_DIRECTIONS FOR THIS TASK_
Repeat each line of the material below exactly as it appears, minus any pictures.

_INFORMATION PROVIDED_
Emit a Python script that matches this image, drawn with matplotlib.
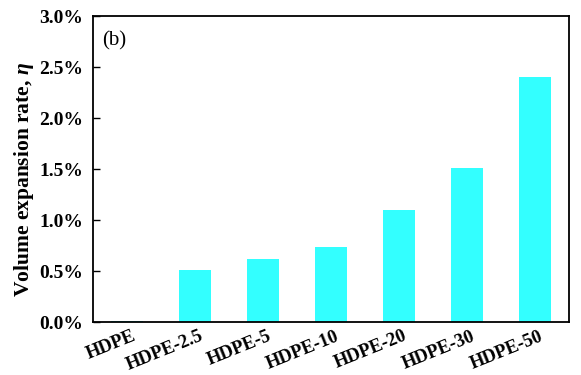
import matplotlib.pyplot as plt
import numpy as np
from matplotlib.ticker import FuncFormatter

# samples and their volume expansion rate (%)
samples = ['HDPE', 'HDPE-2.5', 'HDPE-5', 'HDPE-10', 'HDPE-20', 'HDPE-30', 'HDPE-50']
eta = [0.01, 0.51, 0.62, 0.74, 1.10, 1.51, 2.40]

plt.rcParams['font.family'] = ['Liberation Serif', 'DejaVu Serif']
plt.rcParams['mathtext.fontset'] = 'custom'
plt.rcParams['mathtext.it'] = 'Liberation Serif:italic:bold'
plt.rcParams['mathtext.rm'] = 'Liberation Serif:bold'

fig = plt.figure(figsize=(5.81, 3.75), dpi=100)
ax = fig.add_axes([0.160, 0.141, 0.819, 0.816])

x = np.arange(len(samples))
ax.bar(x, eta, width=0.47, color='#33ffff')

ax.set_xlim(-0.5, len(samples) - 0.5)
ax.set_ylim(0, 3.0)
ax.set_yticks(np.arange(0, 3.01, 0.5))
ax.yaxis.set_major_formatter(FuncFormatter(lambda v, p: f'{v:.1f}%'))
# labels hang slightly right of each bar centre
ax.set_xticks(x + 0.16)
ax.set_xticklabels(samples, rotation=22, ha='right', fontweight='bold', fontsize=13.5)
for lab in ax.get_yticklabels():
    lab.set_fontweight('bold')
    lab.set_fontsize(14)

ax.tick_params(axis='y', direction='in', length=5, width=1, pad=7)
ax.tick_params(axis='x', length=0, pad=4)
for s in ax.spines.values():
    s.set_linewidth(1.3)

ax.set_ylabel(r'Volume expansion rate, $\eta$', fontweight='bold', fontsize=15.5)
ax.yaxis.set_label_coords(-0.12, 0.465)
ax.text(0.02, 0.95, '(b)', transform=ax.transAxes, fontsize=15, va='top')

fig.savefig('out.png', dpi=100)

_RESPONSE_
Emit a Python script that matches this image, drawn with matplotlib.
import matplotlib.pyplot as plt
import numpy as np
from matplotlib.ticker import FuncFormatter

# samples and their volume expansion rate (%)
samples = ['HDPE', 'HDPE-2.5', 'HDPE-5', 'HDPE-10', 'HDPE-20', 'HDPE-30', 'HDPE-50']
eta = [0.01, 0.51, 0.62, 0.74, 1.10, 1.51, 2.40]

plt.rcParams['font.family'] = ['Liberation Serif', 'DejaVu Serif']
plt.rcParams['mathtext.fontset'] = 'custom'
plt.rcParams['mathtext.it'] = 'Liberation Serif:italic:bold'
plt.rcParams['mathtext.rm'] = 'Liberation Serif:bold'

fig = plt.figure(figsize=(5.81, 3.75), dpi=100)
ax = fig.add_axes([0.160, 0.141, 0.819, 0.816])

x = np.arange(len(samples))
ax.bar(x, eta, width=0.47, color='#33ffff')

ax.set_xlim(-0.5, len(samples) - 0.5)
ax.set_ylim(0, 3.0)
ax.set_yticks(np.arange(0, 3.01, 0.5))
ax.yaxis.set_major_formatter(FuncFormatter(lambda v, p: f'{v:.1f}%'))
# labels hang slightly right of each bar centre
ax.set_xticks(x + 0.16)
ax.set_xticklabels(samples, rotation=22, ha='right', fontweight='bold', fontsize=13.5)
for lab in ax.get_yticklabels():
    lab.set_fontweight('bold')
    lab.set_fontsize(14)

ax.tick_params(axis='y', direction='in', length=5, width=1, pad=7)
ax.tick_params(axis='x', length=0, pad=4)
for s in ax.spines.values():
    s.set_linewidth(1.3)

ax.set_ylabel(r'Volume expansion rate, $\eta$', fontweight='bold', fontsize=15.5)
ax.yaxis.set_label_coords(-0.12, 0.465)
ax.text(0.02, 0.95, '(b)', transform=ax.transAxes, fontsize=15, va='top')

fig.savefig('out.png', dpi=100)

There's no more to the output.